Some perspectives detail the typical horrors of war, while others highlight stories many have never heard. 

“One of my favorite stories was this guy, William Hanna, with the Hampshire regiment, who saw German soldiers trying to surrender, and were shot — they realized that it was the SS shooting them,” Jones said. “These British soldiers were really appalled at the fact that the German SS were killing their own soldiers. The British saw the basic German soldiers as kind of like them. They’re conscripted, they’re doing their job. When it’s over, it’s over.”

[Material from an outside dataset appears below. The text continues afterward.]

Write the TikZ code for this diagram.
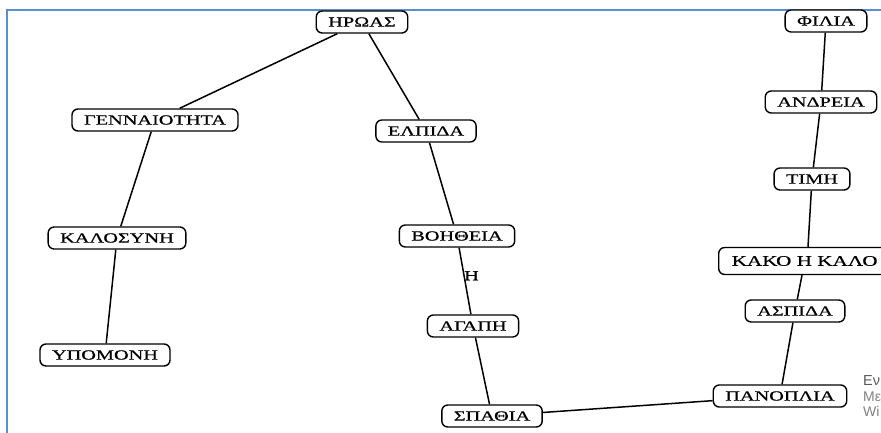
\documentclass[tikz,border=0pt]{standalone}
\usepackage{fontspec}
\newfontfamily\mapfont[FakeStretch=1.45, FakeBold=0.6]{Liberation Serif}
\newfontfamily\winfont{Liberation Sans}
\definecolor{frameblue}{RGB}{91,141,208}
\tikzset{
  concept/.style={draw, rounded corners=6pt, line width=1.4pt, inner xsep=12pt, inner ysep=0pt,
    minimum height=22pt, fill=white, font=\mapfont\fontsize{14}{16}\selectfont},
  link/.style={line width=1.5pt}
}

\begin{document}
\begin{tikzpicture}[x=1pt, y=-1pt]
        \useasboundingbox (0,0) rectangle (881,433);
        \clip (0,0) rectangle (881,433);
        % frame of the window
        \draw[frameblue, line width=1.8pt] (7,433) -- (7,10) -- (881,10);

        % left branch
        \node[concept] (heroas) at (362,22) {ΗΡΩΑΣ};
        \node[concept] (gennaiotita) at (155,120) {ΓΕΝΝΑΙΟΤΗΤΑ};
        \node[concept] (kalosyni) at (117,238) {ΚΑΛΟΣΥΝΗ};
        \node[concept] (ypomoni) at (105,355) {ΥΠΟΜΟΝΗ};
        % middle branch
        \node[concept] (elpida) at (426,131) {ΕΛΠΙΔΑ};
        \node[concept] (voitheia) at (457,236) {ΒΟΗΘΕΙΑ};
        \node[concept] (agapi) at (473,326) {ΑΓΑΠΗ};
        \node[concept] (spathia) at (492,416) {ΣΠΑΘΙΑ};
        % right branch
        \node[concept] (filia) at (826,21) {ΦΙΛΙΑ};
        \node[concept] (andreia) at (821,102) {ΑΝΔΡΕΙΑ};
        \node[concept] (timi) at (812,179) {ΤΙΜΗ};
        \node[concept, anchor=west, minimum height=27pt, inner xsep=13pt,
              font=\mapfont\fontsize{14.6}{16}\selectfont] (kako) at (718,261) {ΚΑΚΟ Η ΚΑΛΟ};
        \node[concept] (aspida) at (795,311) {ΑΣΠΙΔΑ};
        \node[concept] (panoplia) at (780,396) {ΠΑΝΟΠΛΙΑ};

        % Draw the links
        \draw[link] (heroas) -- (gennaiotita);
        \draw[link] (heroas) -- (elpida);
        \draw[link] (gennaiotita) -- (kalosyni);
        \draw[link] (kalosyni) -- (ypomoni);
        \draw[link] (elpida) -- (voitheia);
        \draw[link] (voitheia) -- node[pos=0.42, right=-4pt, font=\mapfont\fontsize{14}{16}\selectfont] (or) {Η} (agapi);
        \draw[link] (agapi) -- (spathia);
        \draw[link] (spathia) -- (panoplia);
        \draw[link] (panoplia) -- (aspida);
        \draw[link] (aspida) -- (kako.south -| 802,0);
        \draw[link] (kako.north -| 808,0) -- (timi);
        \draw[link] (timi) -- (andreia);
        \draw[link] (andreia) -- (filia);

        % watermark text at the edge
        \node[anchor=west, inner sep=0pt, text=black!65, font=\winfont\fontsize{14.5}{16}\selectfont] (wmone) at (863,381) {Εν};
        \node[anchor=west, inner sep=0pt, text=black!50, font=\winfont\fontsize{14}{15}\selectfont] (wmtwo) at (863,397) {Με};
        \node[anchor=west, inner sep=0pt, text=black!50, font=\winfont\fontsize{14}{15}\selectfont] (wmthree) at (863,411) {Wi};
    \end{tikzpicture}
\end{document}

Jones believes every point of view from the more than 2 million WWII veterans deserves to be told. That’s why he kept the input from the many archived interviews close to how the WWII veterans explained things at the time, only editing for clarity. 

He struggled with a touch of imposter syndrome while writing the book. He’s deployed to Iraq and Afghanistan and knows what it’s like to lose a friend in combat along with many other aspects of war. But he feels his own experiences pale in comparison to what the Greatest Generation accomplished, especially on D-Day.

“As much as there is that sense of, do I deserve this opportunity? It’s like, I have this opportunity, and that means I’m going to give it everything that I’ve got, and if it doesn’t live up to what it should be, it’s not going to be for lack of trying,” Jones said. 

“D-Day: The Unheard Tapes” is not available in America in print yet, but those interested can find the audiobook on Spotify Premium and the e-book via Amazon Kindle.